§ Stated task
Set down each line of the data below exactly as it stands, dropping the pictures.

§ Data extract
******************************

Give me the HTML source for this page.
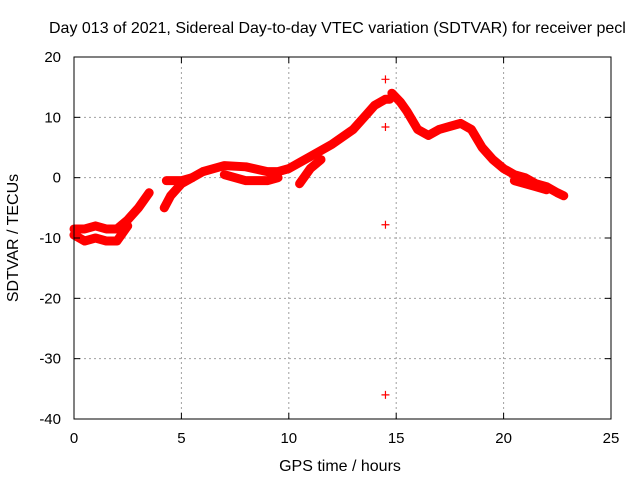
<!DOCTYPE html>
<html><head><meta charset="utf-8"><style>
body{margin:0;background:#fff;}
svg{display:block;font-family:"Liberation Sans",sans-serif;}
</style></head><body>
<svg id="chart" width="640" height="480" viewBox="0 0 640 480" xmlns="http://www.w3.org/2000/svg">
<rect width="640" height="480" fill="#fff"/>
<g id="grid"></g>
<g id="series"></g>
<rect x="74" y="57" width="537" height="362" fill="none" stroke="#000" stroke-width="1"/>
<g id="ticks"></g>
<text x="49" y="33" font-size="16">Day 013 of 2021, Sidereal Day-to-day VTEC variation (SDTVAR) for receiver pecl</text>
<text x="340" y="471" font-size="16" text-anchor="middle">GPS time / hours</text>
<text transform="translate(18,238) rotate(-90)" font-size="16" text-anchor="middle">SDTVAR / TECUs</text>
</svg>
<script>
const xTicks=[0,5,10,15,20,25];
const yTicks=[20,10,0,-10,-20,-30,-40];
const trackAHours=[0,0.5,1,1.5,2,2.5,3,3.5];
const trackAValues=[-8.5,-8.5,-8,-8.5,-8.5,-7,-5,-2.5];
const trackBHours=[4.3,5,5.5,6,7,8,9,9.5,10,10.5,11,12,13,13.5,14,14.5,14.7];
const trackBValues=[-0.5,-0.5,0,1,2,1.8,1,1,1.5,2.5,3.5,5.5,8,10,12,13,13];
const trackCHours=[14.8,15.2,15.5,16,16.5,17,17.5,18,18.5,19,19.5,20,20.5,21,21.5,22,22.5,22.8];
const trackCValues=[14,12.5,11,8,7,8,8.5,9,8,5,3,1.5,0.5,0,-1,-1.5,-2.5,-3];
const trackDHours=[0,0.5,1,1.5,2,2.5];
const trackDValues=[-9.5,-10.5,-10,-10.5,-10.5,-8];
const trackEHours=[4.2,4.5,5,5.5];
const trackEValues=[-5,-3,-1,0];
const trackFHours=[7,8,9,9.5];
const trackFValues=[0.5,-0.5,-0.5,0];
const trackGHours=[10.5,11,11.5];
const trackGValues=[-1,1.5,3];
const trackHHours=[20.5,21,21.5,22];
const trackHValues=[-0.5,-1,-1.5,-2];
const outlierHours=[14.5,14.5,14.5,14.5];
const outlierValues=[16.3,8.4,-7.8,-36];
const NS='http://www.w3.org/2000/svg';
const X=h=>74+h*537/25;
const Y=v=>57+(20-v)*362/60;
const grid=document.getElementById('grid'),ticks=document.getElementById('ticks'),ser=document.getElementById('series');
function mk(t,a,p){const e=document.createElementNS(NS,t);for(const k in a)e.setAttribute(k,a[k]);p.appendChild(e);return e;}
xTicks.forEach(t=>{const x=X(t);
 if(t>0&&t<25){const l=mk('line',{x1:x,x2:x,y1:57,y2:419,stroke:'#a0a0a0','stroke-dasharray':'2,3'},grid);
 
 }
 mk('line',{x1:x,x2:x,y1:419,y2:413,stroke:'#000'},ticks);mk('line',{x1:x,x2:x,y1:57,y2:63,stroke:'#000'},ticks);
 const tx=mk('text',{x:x,y:443,'font-size':15,'text-anchor':'middle'},ticks);tx.textContent=t;
 
 });
yTicks.forEach(t=>{const y=Y(t);
 if(t<20&&t>-40){const l=mk('line',{x1:74,x2:611,y1:y,y2:y,stroke:'#a0a0a0','stroke-dasharray':'2,3'},grid);
 
 }
 mk('line',{x1:74,x2:80,y1:y,y2:y,stroke:'#000'},ticks);mk('line',{x1:611,x2:605,y1:y,y2:y,stroke:'#000'},ticks);
 const tx=mk('text',{x:61,y:y+5,'font-size':15,'text-anchor':'end'},ticks);tx.textContent=t;
 
 });
[[trackAHours,trackAValues],[trackBHours,trackBValues],[trackCHours,trackCValues],[trackDHours,trackDValues],[trackEHours,trackEValues],[trackFHours,trackFValues],[trackGHours,trackGValues],[trackHHours,trackHValues]].forEach(([hs,vs])=>{
 const pts=hs.map((h,i)=>X(h)+','+Y(vs[i])).join(' ');
 const p=mk('polyline',{points:pts,fill:'none',stroke:'#f00','stroke-width':9,'stroke-linejoin':'round','stroke-linecap':'round'},ser);
 
 });
outlierHours.forEach((h,i)=>{const x=X(h),y=Y(outlierValues[i]);
 const p=mk('path',{d:`M${x-4},${y}H${x+4}M${x},${y-4}V${y+4}`,stroke:'#f00','stroke-width':1.2},ser);
 
 });
</script>
</body></html>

******************************

§ Solution to the problem
Give me the HTML source for this page.
<!DOCTYPE html>
<html><head><meta charset="utf-8"><style>
body{margin:0;background:#fff;}
svg{display:block;font-family:"Liberation Sans",sans-serif;}
</style></head><body>
<svg id="chart" width="640" height="480" viewBox="0 0 640 480" xmlns="http://www.w3.org/2000/svg">
<rect width="640" height="480" fill="#fff"/>
<g id="grid"></g>
<g id="series"></g>
<rect x="74" y="57" width="537" height="362" fill="none" stroke="#000" stroke-width="1"/>
<g id="ticks"></g>
<text x="49" y="33" font-size="16">Day 013 of 2021, Sidereal Day-to-day VTEC variation (SDTVAR) for receiver pecl</text>
<text x="340" y="471" font-size="16" text-anchor="middle">GPS time / hours</text>
<text transform="translate(18,238) rotate(-90)" font-size="16" text-anchor="middle">SDTVAR / TECUs</text>
</svg>
<script>
const xTicks=[0,5,10,15,20,25];
const yTicks=[20,10,0,-10,-20,-30,-40];
const trackAHours=[0,0.5,1,1.5,2,2.5,3,3.5];
const trackAValues=[-8.5,-8.5,-8,-8.5,-8.5,-7,-5,-2.5];
const trackBHours=[4.3,5,5.5,6,7,8,9,9.5,10,10.5,11,12,13,13.5,14,14.5,14.7];
const trackBValues=[-0.5,-0.5,0,1,2,1.8,1,1,1.5,2.5,3.5,5.5,8,10,12,13,13];
const trackCHours=[14.8,15.2,15.5,16,16.5,17,17.5,18,18.5,19,19.5,20,20.5,21,21.5,22,22.5,22.8];
const trackCValues=[14,12.5,11,8,7,8,8.5,9,8,5,3,1.5,0.5,0,-1,-1.5,-2.5,-3];
const trackDHours=[0,0.5,1,1.5,2,2.5];
const trackDValues=[-9.5,-10.5,-10,-10.5,-10.5,-8];
const trackEHours=[4.2,4.5,5,5.5];
const trackEValues=[-5,-3,-1,0];
const trackFHours=[7,8,9,9.5];
const trackFValues=[0.5,-0.5,-0.5,0];
const trackGHours=[10.5,11,11.5];
const trackGValues=[-1,1.5,3];
const trackHHours=[20.5,21,21.5,22];
const trackHValues=[-0.5,-1,-1.5,-2];
const outlierHours=[14.5,14.5,14.5,14.5];
const outlierValues=[16.3,8.4,-7.8,-36];
const NS='http://www.w3.org/2000/svg';
const X=h=>74+h*537/25;
const Y=v=>57+(20-v)*362/60;
const grid=document.getElementById('grid'),ticks=document.getElementById('ticks'),ser=document.getElementById('series');
function mk(t,a,p){const e=document.createElementNS(NS,t);for(const k in a)e.setAttribute(k,a[k]);p.appendChild(e);return e;}
xTicks.forEach(t=>{const x=X(t);
 if(t>0&&t<25){const l=mk('line',{x1:x,x2:x,y1:57,y2:419,stroke:'#a0a0a0','stroke-dasharray':'2,3'},grid);
 
 }
 mk('line',{x1:x,x2:x,y1:419,y2:413,stroke:'#000'},ticks);mk('line',{x1:x,x2:x,y1:57,y2:63,stroke:'#000'},ticks);
 const tx=mk('text',{x:x,y:443,'font-size':15,'text-anchor':'middle'},ticks);tx.textContent=t;
 
 });
yTicks.forEach(t=>{const y=Y(t);
 if(t<20&&t>-40){const l=mk('line',{x1:74,x2:611,y1:y,y2:y,stroke:'#a0a0a0','stroke-dasharray':'2,3'},grid);
 
 }
 mk('line',{x1:74,x2:80,y1:y,y2:y,stroke:'#000'},ticks);mk('line',{x1:611,x2:605,y1:y,y2:y,stroke:'#000'},ticks);
 const tx=mk('text',{x:61,y:y+5,'font-size':15,'text-anchor':'end'},ticks);tx.textContent=t;
 
 });
[[trackAHours,trackAValues],[trackBHours,trackBValues],[trackCHours,trackCValues],[trackDHours,trackDValues],[trackEHours,trackEValues],[trackFHours,trackFValues],[trackGHours,trackGValues],[trackHHours,trackHValues]].forEach(([hs,vs])=>{
 const pts=hs.map((h,i)=>X(h)+','+Y(vs[i])).join(' ');
 const p=mk('polyline',{points:pts,fill:'none',stroke:'#f00','stroke-width':9,'stroke-linejoin':'round','stroke-linecap':'round'},ser);
 
 });
outlierHours.forEach((h,i)=>{const x=X(h),y=Y(outlierValues[i]);
 const p=mk('path',{d:`M${x-4},${y}H${x+4}M${x},${y-4}V${y+4}`,stroke:'#f00','stroke-width':1.2},ser);
 
 });
</script>
</body></html>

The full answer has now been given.